At that moment, Abdelnour realized that fighting in the Bengal Bouts was more than just a charity boxing tournament or a fight with another boxer.
It was a measure of inner strength.
"I wanted to get in there and prove to myself and prove to everyone else that I wasn't just a bum," he said. "I wanted to prove that I could stand in there with the best and stay standing - and I did."
Abdelnour so impressed Kelly that he got a phone call later that night from the senior.
"I was still a little dejected, but Kelly called me and said, `Hey, listen, you did a great job. I hope you come back next year.' It was then that I realized that I've got to work if I want to succeed," Abdelnour said. "I think that's been my attitude that year and every year after."
He's certainly come a long way since he showed up to boxing practice as a tall, skinny freshman. Abdelnour, who is left-handed, didn't even have a jab or any strength in his right hand for that matter. He spent the next six weeks training hard and improving his technique.
But that didn't make getting in the ring for his first match any easier.
"I had only been boxing for six weeks. I just didn't know what was going to happen," he said. "Every year, it's just as hard to get in the ring in front of all those people."
Although Kelly beat him solidly, Abdelnour didn't get disappointed. He had already fallen in love with the positive. The uplifting response from his fellow boxers and the Kelly's phone call inspired him to stick with Bengal Bouts for the rest of his life at Notre Dame.
Abdelnour was looking forward to his second season of competition when a stress fracture in his left arm — he thinks it was from hitting the punching bag too hard — knocked him out of the charity tournament.
"I kept training with it, and a few days before it started, I tried sparring with J.R. [Mellin, one of last year's captains]," he said. "I couldn't use my hand to block, and right then, I knew it wasn't going to happen."
Even though Abdelnour couldn't fight, he gained something more useful to him as a boxer.
"I think it was that year that I developed my right hand as a weapon," he said. "I couldn't use my left hand for much."
For Abdelnour, what hurt worse than his stress fracture was the pain of feeling that he might have hurt his chances for something far more prestigious than a Bengal Bouts title — the honor of being named a captain of the boxing club.
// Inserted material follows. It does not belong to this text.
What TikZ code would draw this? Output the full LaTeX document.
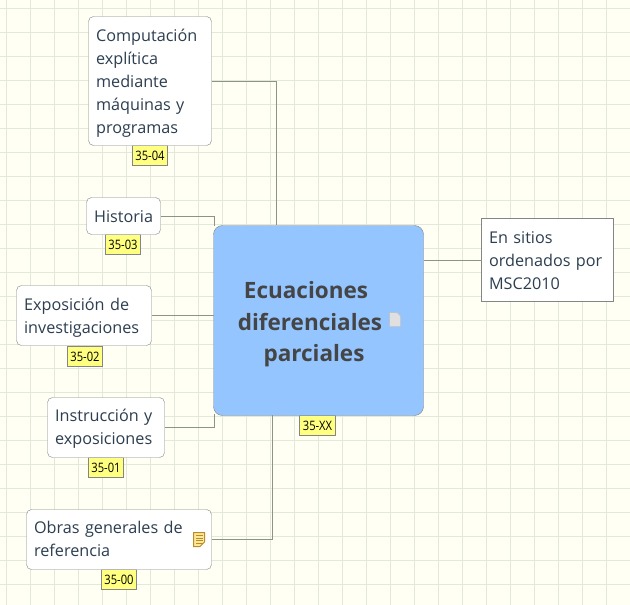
\documentclass[tikz,border=0pt]{standalone}
\usepackage{fontspec}
\setmainfont{Open Sans}
\newfontfamily\tagfont[FakeStretch=0.86]{Open Sans}
\usetikzlibrary{calc,positioning}
\definecolor{paper}{HTML}{FFFFF4}
\definecolor{gridline}{HTML}{E2E9DA}
\definecolor{boxline}{HTML}{858585}
\definecolor{wireline}{HTML}{8C9488}
\definecolor{leaftext}{HTML}{2C3E50}
\definecolor{maintext}{HTML}{454545}
\definecolor{mainfill}{HTML}{94C5FF}
\definecolor{tagfill}{HTML}{FFFF80}
\definecolor{notefill}{HTML}{FBE99A}
\definecolor{noteline}{HTML}{BC8A28}
\tikzset{
    leaf/.style={
	anchor=north west,
	rectangle,
	rounded corners=5pt,
	draw=boxline,
	fill=white,
	text=leaftext,
	align=left,
	outer sep=0pt,
	inner xsep=7.6pt,
	inner ysep=0pt,
	font=\fontsize{16.2}{23}\selectfont
    },
    tag/.style={
	anchor=north west,
	rectangle,
	draw=boxline,
	fill=tagfill,
	text=black,
	outer sep=0pt,
	inner sep=0pt,
	minimum width=35pt,
	minimum height=20pt,
	font=\tagfont\fontsize{13}{14}\selectfont
    },
    wire/.style={
	draw=wireline,
	line width=1pt
    },
}
\newcommand\leaflines[2]{\vbox{\vskip#1\relax\noindent #2}}
\begin{document}
\begin{tikzpicture}[x=1pt,y=-1pt]

    \useasboundingbox (0,0) rectangle (630,605);
    \fill[paper] (0,0) rectangle (630,605);
    \foreach \gx in {0,...,25}
	\draw[gridline,line width=1pt] (6.7+24*\gx,0) -- (6.7+24*\gx,605);
    \foreach \gy in {0,...,24}
	\draw[gridline,line width=1pt] (0,8.7+24*\gy) -- (630,8.7+24*\gy);

    % tags first, the boxes lie over their top edge
    \node[tag] (TAGCOMP) at (132.5,145.5) {35-04};
    \node[tag] (TAGHIST) at (105.5,234.5) {35-03};
    \node[tag] (TAGEXPO) at (67.5,346.5) {35-02};
    \node[tag] (TAGINST) at (88.5,457.5) {35-01};
    \node[tag] (TAGOBRA) at (101.5,569.5) {35-00};
    \node[tag,minimum width=36pt] (TAGMAIN) at (299.5,415.5) {35-XX};

    \node[leaf, text width=107.8pt, minimum height=129pt] (COMP) at (88.5,16.5) {%
	\leaflines{4pt}{Computación\\explítica\\mediante\\máquinas y\\programas}};
    \node[leaf, text width=58.8pt, minimum height=37pt] (HIST) at (86.5,197.5) {%
	\leaflines{2pt}{Historia}};
    \node[leaf, text width=119.8pt, minimum height=60pt] (EXPO) at (16.5,285.5) {%
	\leaflines{4pt}{Exposición de\\investigaciones}};
    \node[leaf, text width=101.8pt, minimum height=60pt] (INST) at (47.5,397.5) {%
	\leaflines{2pt}{Instrucción y\\exposiciones}};
    \node[leaf, text width=169.8pt, minimum height=60pt] (OBRA) at (26.5,509.5) {%
	\leaflines{-2pt}{Obras generales de\\referencia}};
    \node[leaf, rounded corners=0pt, text width=116.8pt, minimum height=83pt] (MSC) at (481.5,218.5) {%
	\leaflines{2pt}{En sitios\\ordenados por\\MSC2010}};

    \node[leaf, rounded corners=9pt, fill=mainfill, minimum width=210pt,
	minimum height=190pt, inner xsep=0pt] (MAIN) at (213.5,225.5) {};
    \node[text=maintext, align=center, inner sep=0pt,
	font=\fontsize{22.5}{31.5}\selectfont\bfseries] (TITLE) at (310,324.5) {%
	\hspace*{-8pt}Ecuaciones\\diferenciales\\\hspace*{8pt}parciales};

    % connectors
    \coordinate (TOPCOMP) at (276,225);
    \coordinate (TOPHIST) at (214,226);
    \coordinate (BOTINST) at (214,414);
    \coordinate (BOTOBRA) at (272,415);
    \draw[wire] (COMP.east |- 0,81) -| (TOPCOMP);
    \draw[wire] (HIST.east) -| (TOPHIST);
    \draw[wire] (EXPO.east) -- (MAIN.west |- EXPO.east);
    \draw[wire] (INST.east) -| (BOTINST);
    \draw[wire] (OBRA.east) -| (BOTOBRA);
    \draw[wire] (MAIN.east |- MSC.west) -- (MSC.west);

    % document icon of the main box
    \fill[black!12,draw=black!25,line width=.5pt]
	(389.5,312.5) -- (397,312.5) -- (400.5,316) -- (400.5,326.5) -- (389.5,326.5) -- cycle;
    % note icon of the last leaf
    \fill[notefill,draw=noteline,line width=1pt]
	(193.5,532.5) -- (204.5,532.5) -- (204.5,542) -- (200,546.5) -- (193.5,546.5) -- cycle;
    \foreach \ny in {535.5,538,540.5,543}
	\draw[noteline,line width=.7pt] (195.5,\ny) -- (202.5,\ny);
\end{tikzpicture}
\end{document}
At the end of the season, three captains were named — and Abdelnour wasn't among them.
Abdelnour and some of his friends spent the fall semester of his junior year studying in London, but he knew that if he wanted to be a captain, he would have to work harder than he ever had before.
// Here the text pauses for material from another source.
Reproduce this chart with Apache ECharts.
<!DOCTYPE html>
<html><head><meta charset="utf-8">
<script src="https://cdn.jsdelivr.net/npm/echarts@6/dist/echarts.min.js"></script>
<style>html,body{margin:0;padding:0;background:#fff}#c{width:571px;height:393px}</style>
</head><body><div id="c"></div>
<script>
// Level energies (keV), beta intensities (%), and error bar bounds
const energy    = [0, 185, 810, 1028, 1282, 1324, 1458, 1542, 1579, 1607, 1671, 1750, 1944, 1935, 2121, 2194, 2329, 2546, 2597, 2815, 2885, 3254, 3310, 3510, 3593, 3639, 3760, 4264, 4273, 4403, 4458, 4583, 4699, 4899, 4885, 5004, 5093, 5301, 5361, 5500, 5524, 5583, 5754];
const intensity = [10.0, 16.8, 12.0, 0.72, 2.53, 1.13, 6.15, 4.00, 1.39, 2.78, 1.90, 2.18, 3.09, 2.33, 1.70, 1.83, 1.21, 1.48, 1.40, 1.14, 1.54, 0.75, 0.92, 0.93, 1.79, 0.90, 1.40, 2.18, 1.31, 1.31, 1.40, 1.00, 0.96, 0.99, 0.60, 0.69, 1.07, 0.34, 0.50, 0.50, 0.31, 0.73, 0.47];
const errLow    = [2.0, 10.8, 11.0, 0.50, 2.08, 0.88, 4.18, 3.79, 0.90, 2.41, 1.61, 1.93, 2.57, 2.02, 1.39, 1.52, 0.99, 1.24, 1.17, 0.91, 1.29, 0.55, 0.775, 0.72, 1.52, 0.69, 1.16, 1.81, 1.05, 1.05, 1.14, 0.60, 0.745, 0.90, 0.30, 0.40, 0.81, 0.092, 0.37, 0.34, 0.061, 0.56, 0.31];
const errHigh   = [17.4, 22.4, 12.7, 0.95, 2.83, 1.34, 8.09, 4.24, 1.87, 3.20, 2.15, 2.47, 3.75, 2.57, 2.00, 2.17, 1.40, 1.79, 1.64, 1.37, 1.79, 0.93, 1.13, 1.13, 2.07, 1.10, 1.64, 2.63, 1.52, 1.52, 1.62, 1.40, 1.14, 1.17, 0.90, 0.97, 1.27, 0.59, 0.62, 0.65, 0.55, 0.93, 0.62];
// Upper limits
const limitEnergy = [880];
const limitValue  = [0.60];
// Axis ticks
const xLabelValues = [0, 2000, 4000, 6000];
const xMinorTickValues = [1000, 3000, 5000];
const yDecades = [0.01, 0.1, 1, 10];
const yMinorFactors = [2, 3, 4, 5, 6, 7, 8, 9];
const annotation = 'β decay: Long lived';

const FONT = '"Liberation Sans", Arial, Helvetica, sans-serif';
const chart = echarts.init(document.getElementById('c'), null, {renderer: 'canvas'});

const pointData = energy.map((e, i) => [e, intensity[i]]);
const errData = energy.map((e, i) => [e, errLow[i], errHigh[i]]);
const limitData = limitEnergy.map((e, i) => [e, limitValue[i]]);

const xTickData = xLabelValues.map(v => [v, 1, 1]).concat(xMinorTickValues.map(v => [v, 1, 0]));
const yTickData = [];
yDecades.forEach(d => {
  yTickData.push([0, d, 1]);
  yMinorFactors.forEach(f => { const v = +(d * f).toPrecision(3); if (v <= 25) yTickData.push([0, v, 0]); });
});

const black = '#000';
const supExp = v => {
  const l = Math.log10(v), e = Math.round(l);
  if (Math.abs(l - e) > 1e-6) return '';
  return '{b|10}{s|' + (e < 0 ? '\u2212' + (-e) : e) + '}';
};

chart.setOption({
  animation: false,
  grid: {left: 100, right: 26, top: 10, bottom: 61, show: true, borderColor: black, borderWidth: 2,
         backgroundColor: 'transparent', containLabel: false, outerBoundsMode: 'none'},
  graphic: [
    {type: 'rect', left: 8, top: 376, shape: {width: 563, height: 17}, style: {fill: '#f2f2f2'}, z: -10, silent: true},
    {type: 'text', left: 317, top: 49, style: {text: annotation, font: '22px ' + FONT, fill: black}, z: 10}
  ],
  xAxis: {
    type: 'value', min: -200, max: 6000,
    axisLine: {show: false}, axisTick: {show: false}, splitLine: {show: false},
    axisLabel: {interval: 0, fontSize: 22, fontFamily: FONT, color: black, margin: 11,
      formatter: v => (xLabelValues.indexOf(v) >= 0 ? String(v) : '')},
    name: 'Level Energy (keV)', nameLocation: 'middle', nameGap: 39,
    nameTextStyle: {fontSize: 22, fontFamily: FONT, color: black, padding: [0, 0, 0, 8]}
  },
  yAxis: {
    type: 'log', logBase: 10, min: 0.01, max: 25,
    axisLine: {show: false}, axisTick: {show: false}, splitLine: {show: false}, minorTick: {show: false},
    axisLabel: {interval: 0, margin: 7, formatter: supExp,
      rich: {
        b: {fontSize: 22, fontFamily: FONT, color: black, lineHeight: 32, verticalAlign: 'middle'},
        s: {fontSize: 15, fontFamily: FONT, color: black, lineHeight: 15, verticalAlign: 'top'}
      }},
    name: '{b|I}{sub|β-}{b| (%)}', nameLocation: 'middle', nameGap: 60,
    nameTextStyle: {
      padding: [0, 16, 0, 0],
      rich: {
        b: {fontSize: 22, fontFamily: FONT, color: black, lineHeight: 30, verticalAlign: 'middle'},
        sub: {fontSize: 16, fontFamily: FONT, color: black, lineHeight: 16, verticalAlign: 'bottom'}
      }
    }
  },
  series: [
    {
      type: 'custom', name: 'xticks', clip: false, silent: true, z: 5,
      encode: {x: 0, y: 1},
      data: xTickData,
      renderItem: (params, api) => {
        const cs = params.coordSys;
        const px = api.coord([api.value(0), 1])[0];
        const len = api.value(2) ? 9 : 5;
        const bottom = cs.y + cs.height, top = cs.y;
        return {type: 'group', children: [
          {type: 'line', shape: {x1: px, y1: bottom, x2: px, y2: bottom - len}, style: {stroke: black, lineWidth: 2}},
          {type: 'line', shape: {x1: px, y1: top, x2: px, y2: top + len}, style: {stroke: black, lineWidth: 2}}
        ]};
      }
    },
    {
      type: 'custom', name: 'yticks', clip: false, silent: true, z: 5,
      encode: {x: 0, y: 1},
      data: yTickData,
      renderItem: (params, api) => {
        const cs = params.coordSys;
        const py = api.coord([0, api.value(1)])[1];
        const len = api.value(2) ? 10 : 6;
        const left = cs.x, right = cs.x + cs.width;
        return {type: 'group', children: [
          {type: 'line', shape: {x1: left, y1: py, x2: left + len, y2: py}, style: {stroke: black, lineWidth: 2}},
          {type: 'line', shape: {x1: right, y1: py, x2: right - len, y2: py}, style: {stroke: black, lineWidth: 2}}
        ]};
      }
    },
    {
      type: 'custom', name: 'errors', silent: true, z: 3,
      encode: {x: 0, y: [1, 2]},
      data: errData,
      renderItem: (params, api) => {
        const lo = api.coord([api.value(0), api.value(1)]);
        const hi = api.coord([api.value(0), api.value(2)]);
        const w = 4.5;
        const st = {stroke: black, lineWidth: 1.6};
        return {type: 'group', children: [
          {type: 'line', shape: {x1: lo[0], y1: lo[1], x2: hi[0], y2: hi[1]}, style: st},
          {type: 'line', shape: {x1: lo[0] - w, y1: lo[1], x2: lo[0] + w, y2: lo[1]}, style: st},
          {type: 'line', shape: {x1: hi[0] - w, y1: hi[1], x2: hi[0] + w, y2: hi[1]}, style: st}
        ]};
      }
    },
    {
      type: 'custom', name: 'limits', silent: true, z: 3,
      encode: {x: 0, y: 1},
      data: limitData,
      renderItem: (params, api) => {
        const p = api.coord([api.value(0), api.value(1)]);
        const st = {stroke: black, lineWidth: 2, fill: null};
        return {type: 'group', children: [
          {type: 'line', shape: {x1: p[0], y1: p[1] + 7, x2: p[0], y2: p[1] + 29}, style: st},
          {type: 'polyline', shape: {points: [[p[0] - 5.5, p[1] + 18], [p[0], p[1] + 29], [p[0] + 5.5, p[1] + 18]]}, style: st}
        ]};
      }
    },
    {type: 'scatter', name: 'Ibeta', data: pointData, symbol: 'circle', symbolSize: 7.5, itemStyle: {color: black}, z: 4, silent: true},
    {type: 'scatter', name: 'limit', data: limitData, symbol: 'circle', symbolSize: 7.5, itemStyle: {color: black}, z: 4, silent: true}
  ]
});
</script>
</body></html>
This included maintaining his fitness level and keeping up with his training in England.
"If I came out my junior year and showed them my dedication and my junior year, they'd have no choice but to pick me," he said. "It was something I'd wanted since day one."
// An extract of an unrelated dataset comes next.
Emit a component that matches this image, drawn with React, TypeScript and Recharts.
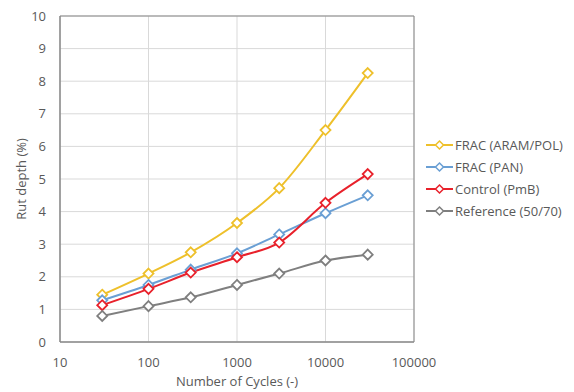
import { LineChart, Line, XAxis, YAxis, CartesianGrid, Legend, ReferenceArea } from 'recharts';

const cycles = [30, 100, 300, 1000, 3000, 10000, 30000];
const fracAramPol = [1.45, 2.1, 2.75, 3.65, 4.72, 6.5, 8.25];
const fracPan = [1.28, 1.75, 2.22, 2.72, 3.3, 3.95, 4.5];
const controlPmb = [1.13, 1.63, 2.13, 2.6, 3.05, 4.27, 5.15];
const reference = [0.8, 1.1, 1.37, 1.75, 2.1, 2.5, 2.68];
const xTicks = [10, 100, 1000, 10000, 100000];
const yTicks = [0, 1, 2, 3, 4, 5, 6, 7, 8, 9, 10];

const data = cycles.map((c, i) => ({
  cycles: c,
  aram: fracAramPol[i],
  pan: fracPan[i],
  pmb: controlPmb[i],
  ref: reference[i],
}));

const series = [
  { key: 'aram', name: 'FRAC (ARAM/POL)', color: '#EEC02B' },
  { key: 'pan', name: 'FRAC (PAN)', color: '#6A9FD4' },
  { key: 'pmb', name: 'Control (PmB)', color: '#E8212B' },
  { key: 'ref', name: 'Reference (50/70)', color: '#7F7F7F' },
];

const font = '"Open Sans", sans-serif';
const textColor = '#595959';

function Diamond(props: any) {
  const { cx, cy, stroke } = props;
  if (cx == null || cy == null) return null;
  const r = 5;
  return (
    <path
      d={`M${cx},${cy - r}L${cx + r},${cy}L${cx},${cy + r}L${cx - r},${cy}Z`}
      fill="#fff"
      stroke={stroke}
      strokeWidth={1.8}
    />
  );
}

function LegendContent() {
  return (
    <div style={{ fontFamily: font, fontSize: 13, color: textColor, whiteSpace: 'nowrap' }}>
      {series.map((s) => (
        <div key={s.key} style={{ display: 'flex', alignItems: 'center', height: 22 }}>
          <svg width={27} height={14} style={{ marginRight: 2, flexShrink: 0 }}>
            <line x1={0} y1={7} x2={27} y2={7} stroke={s.color} strokeWidth={2} />
            <path d="M13.5,3L17.5,7L13.5,11L9.5,7Z" fill="#fff" stroke={s.color} strokeWidth={1.5} />
          </svg>
          <span>{s.name}</span>
        </div>
      ))}
    </div>
  );
}

export default function App() {
  return (
    <LineChart width={566} height={384} data={data} margin={{ top: 8, right: 10, bottom: 10, left: 0 }}>
      <CartesianGrid stroke="#D9D9D9" strokeWidth={1} />
      <XAxis
        dataKey="cycles"
        type="number"
        scale="log"
        domain={[10, 100000]}
        ticks={xTicks}
        allowDataOverflow
        height={40}
        tickLine={false}
        axisLine={{ stroke: '#888' }}
        tick={{ fill: textColor, fontSize: 13, fontFamily: font }}
        tickMargin={10}
        label={{ value: 'Number of Cycles (-)', position: 'insideBottom', offset: -4, fill: textColor, fontSize: 13, fontFamily: font }}
      />
      <YAxis
        type="number"
        domain={[0, 10]}
        ticks={yTicks}
        width={52}
        tickLine={false}
        axisLine={{ stroke: '#888' }}
        tick={{ fill: textColor, fontSize: 13, fontFamily: font }}
        tickMargin={8}
        label={{ value: 'Rut depth (%)', angle: -90, position: 'insideLeft', offset: 13, fill: textColor, fontSize: 13, fontFamily: font, style: { textAnchor: 'middle' } }}
      />
      <ReferenceArea x1={10} x2={100000} y1={0} y2={10} fill="none" stroke="#888" strokeWidth={1} ifOverflow="visible" />
      <Legend
        layout="vertical"
        align="right"
        verticalAlign="middle"
        content={<LegendContent />}
        wrapperStyle={{ width: 150, left: 418, top: 126 }}
      />
      {series.map((s) => (
        <Line
          key={s.key}
          dataKey={s.key}
          name={s.name}
          type="monotone"
          stroke={s.color}
          strokeWidth={2}
          dot={<Diamond />}
          activeDot={false}
          isAnimationActive={false}
        />
      ))}
    </LineChart>
  );
}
Although he was living an ocean away from Notre Dame, that didn't stop Abdelnour from thinking about boxing. He was determined to be a captain.
"They picked three captains," he said, "and I really felt they saved that last spot for me."
Abdelnour's work ethic and improvement caught the eye of the boxing club. Although he lost in the finals of the 165-pound weight class last year to Mellin — who Abdelnour called "the best boxer in the club" — didn't get upset about the loss. As he said, "I know it was a great fight and I've been feeding off that."
His hard work paid off as he joined Josh Thompson, Brian Hobbins, and Peter Ryan as one of the four senior captains of this year's squad. And the senior knows the responsibility that comes with the leadership role.
Abdelnour, who is competing in the 160-pound weight class this year, is hungry for his first title, but he knows that there is only a certain amount he can do to win. And as he will quickly tell you, the most difficult thing about boxing isn't about beating your opponent.
The real battle is just getting into the ring in the first place.
"When I was a freshmen, getting in the ring was one of the hardest things to do," he said. "When I got out, it made me stronger."
For those who are able to step into the ring, he says, the personal rewards will be well worth the struggle.
"When you come out all your friends are looking at you not because you lost, but because you got in there in the first place," Abdelnour said.